8/25/2014

My Point of View on Hadoop Today

In the world of Data Warehousing your data resides in 4 places:
  1. Variety of Data Sources (structured Relational data)
  2. Extract Transform and Load (ETL)
  3. Data Warehouse Repository (Star / Snowflake Schema)
  4. Analytics / Presentation layer (OLAP Cube)
You could also argue the Business Layer exists within the Data Warehouse and sometimes the Analytics later.  The DW developer is tasked with scrubbing, aligning, denormalizing for speed, remove duplicate data, cleanse and conform to DW best practices.
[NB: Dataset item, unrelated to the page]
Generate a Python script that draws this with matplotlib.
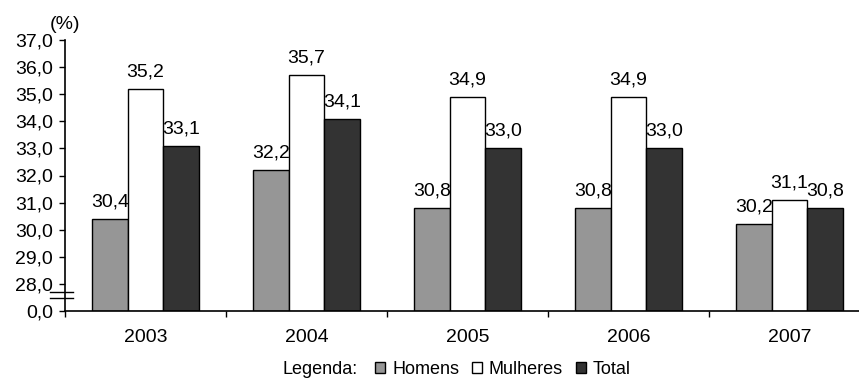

In the world of Hadoop, you also have similar architecture:
  1. Variety of Data Sources (structured and unstructured data)
  2. HDFS Hadoop Filesystem layer containing variety of file types
  3. Extract Load and Transform (ELT)
  4. Analytics / Presentation layer
Data Warehousing
Data Warehouse must contain Relational Data.  DW has size limitations, at some point there's query response degradation.  Requires beefed up server(s).  Costly to host, maintain and enhance.  Good developers are hard to find.  If business rules change or a merger or acquisition, often difficult to merge data with other repositories.  DW has a solid methodology proven over the past 20 years with repeatable patterns.

Hadoop
Data can be relational but not required.  Handles greater volume of data.  Reduced cost based on commodity hardware, licensing and server requirements.  Can integrate into existing Data Warehouses.  Good developers difficult to find.  The number of Hadoop components can be overwhelming and daunting for developers to learn all and stay current.  SQL on Hadoop opens door to existing skill sets, bypassing complex Map Reduce coding.  There's a number of 3rd party offering to leverage.  Hadoop is ever evolving.

Conclusion
Based on the extreme hype over the past year or two, some people including me have suggested the hype factor.  Hadoop did not replace the Data Warehouse.  It enhanced it.  By creating Hybrid Data Warehousing.  The best of both worlds.  Which means that finding the right skill set has gotten even more difficult.

My Viewpoint
I see more and more people interested in Hadoop, even the ones who had no idea what is was a few years go.  Many IT people realize they must learn about Hadoop just to stay current.  In contrast, not many of these organizations have production level clusters, they may or may not have 10 node clusters as sandboxes to interrogate data sources, sentiment analysis and process large batch jobs.

Future of Hadoop
Hadoop 1.0 is past.  Hadoop 2.0 is here, including YARN and TEZ and Docker along with the slew of other offerings.  It has fragmented into many pieces, many vendors and no one size fits all solutions.  But there's still a lot of opportunity to be had.  With Machine Learning, building Models for Artificial Intelligence, large volumes of data, processing unstructured and disparate data sources, I feel that Hadoop will be part of my career.  And if you're job consist of collecting, processing, parsing or analyzing data, chances are, it will become part of your skill set as well.